TsubakiBotPad/pad-data-pipeline

Repository files navigation

dadguide-data

Looking for exported data?

Skip the rest of this and look in the utils directory for scripts that will let you access the exports, including the raw data and processed database.

What's in here

docker : Easier development setup in docker.

etl : Contains the most important stuff, downloading, parsing, and processing the PAD game data.

images : Image files used by DadGuide, latents, awakenings, etc. No monster icons/portraits.

media_pipelines : Code for extracting and processing PAD media, including icons, portraits, voice lines, animations, etc.

proto : Protocol buffer definitions used by the pipeline and DadGuide (mostly for enemy skills).

schema : Stuff to do with mysql specifically.

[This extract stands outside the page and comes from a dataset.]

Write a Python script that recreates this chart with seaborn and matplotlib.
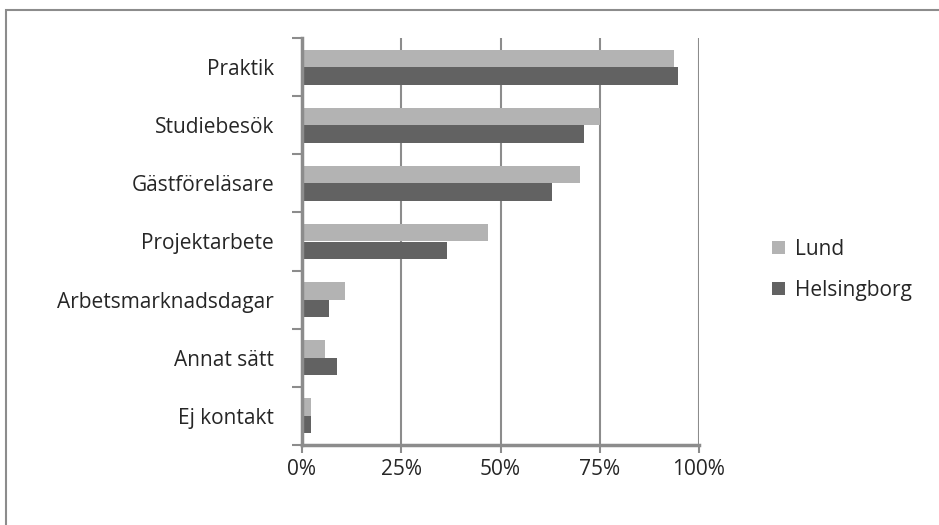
import numpy as np
import pandas as pd
import seaborn as sns
import matplotlib.pyplot as plt
from matplotlib.patches import Rectangle, Patch
from matplotlib.ticker import FixedLocator, PercentFormatter

categories = ['Praktik', 'Studiebesök', 'Gästföreläsare', 'Projektarbete',
              'Arbetsmarknadsdagar', 'Annat sätt', 'Ej kontakt']
lund = [93.8, 75.0, 70.0, 46.8, 10.8, 5.9, 2.3]
helsingborg = [94.8, 71.0, 63.0, 36.6, 6.9, 8.9, 2.3]
series = ['Lund', 'Helsingborg']
x_ticks = [0, 25, 50, 75, 100]

df = pd.DataFrame({
    'Kontakt': categories * 2,
    'Ort': ['Lund'] * len(categories) + ['Helsingborg'] * len(categories),
    'Andel': lund + helsingborg,
})

colors = {'Lund': '#b3b3b3', 'Helsingborg': '#626262'}
grid_c = '#8c8c8c'
fsize = 15

sns.set_style('white')
plt.rcParams['font.family'] = ['Open Sans', 'DejaVu Sans']

fig = plt.figure(figsize=(9.39, 5.25), dpi=100)
ax = fig.add_axes([302 / 939, 1 - 445 / 525, 397 / 939, 407 / 525])

sns.barplot(data=df, y='Kontakt', x='Andel', hue='Ort', order=categories,
            hue_order=series, palette=colors, orient='h', width=0.6,
            saturation=1, edgecolor='none', legend=False, ax=ax)

ax.set_xlim(0, 100)
ax.set_ylim(len(categories) - 0.5, -0.5)
ax.set_xlabel('')
ax.set_ylabel('')

ax.set_xticks(x_ticks)
ax.xaxis.set_major_formatter(PercentFormatter(decimals=0))
ax.grid(axis='x', color=grid_c, linewidth=1.5)
ax.set_axisbelow(True)

# y tick marks at category boundaries, labels at centres
ax.yaxis.set_major_locator(FixedLocator(np.arange(-0.5, len(categories), 1)))
ax.yaxis.set_major_formatter(plt.NullFormatter())
ax.yaxis.set_minor_locator(FixedLocator(np.arange(len(categories))))
ax.set_yticklabels(categories, minor=True)
ax.tick_params(axis='y', which='major', length=7, width=1.5, color=grid_c, left=True)
ax.tick_params(axis='y', which='minor', length=0, pad=20, labelsize=fsize)
ax.tick_params(axis='x', length=6, width=1.5, color=grid_c, bottom=True, pad=4, labelsize=fsize)

for side in ['top', 'right']:
    ax.spines[side].set_visible(False)
for side in ['left', 'bottom']:
    ax.spines[side].set_color(grid_c)
    ax.spines[side].set_linewidth(2.5)

handles = [Patch(facecolor=colors[s], edgecolor='none') for s in series]
fig.legend(handles, series, loc='center left', bbox_to_anchor=(762 / 939, 1 - 270 / 525),
           frameon=False, fontsize=fsize, handlelength=0.6, handleheight=0.6,
           handletextpad=0.5, labelspacing=0.95, borderpad=0)

fig.patches.append(Rectangle((6 / 939, -0.1), 2, 1.1 - 9.5 / 525, transform=fig.transFigure,
                             fill=False, edgecolor=grid_c, linewidth=1.5))

fig.savefig('out.png', dpi=100)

utils : Some random scripts for development purposes. If you want to access data exports, look here.

web : The 'admin api' and 'mobile api' sanic servers, plus some stuff that serves the DadGuide API in prod.

In the root directory are some Google Cloud Build files for building the mobile/api servers, and the requirements file that you should install if you want to use the ETL pipeline.

Database setup

MySql is used as a backend on the server, and SQLite for Tsubaki Bot. You can install the server yourself:

sudo apt install mysql-workbench
sudo apt install mysql-server

The utils folder has some scripts to download the exports and populate the databse.

Alternatively you can use a docker script to start it up (see below).

Docker based development

In the docker directory are utilities to help you get working faster. You can download the database backup from production, start a mysql container, and restore the backup with a single command:

docker/start_env.sh

Pipeline testing

The utils directory contains a script called data_exporter.py. This script is run to generate the repository: https://github.com/TsubakiBotPad/pad-data-pipeline-export

The server has a cron job which runs this periodically, commits, and pushes.

If you're making changes, you should check out a copy of pad-game-data-slim at head and run the data exporter locally to confirm your changes had the effect you expected.

API testing

Production uses an Apache webserver with PHP that executes a python script.

Development uses a sanic webserver (requires python 3.6 and sanic_compress). Eventually production should probably mod_proxy through to this.

The files used for both are in the web directory.

Google Cloud Build pull-tests

This didn't work well and is currently disabled. Should be re-enabled with just writing the data_exporter.py results and making sure it does not crash, probably.

Future tests

It would be really great to have a version that either did the mysql data load, or a sqlite one, or maybe just dumps the computed SQL to a file. The latter is probably not sufficient, since some steps require index lookups and we would have to fake those.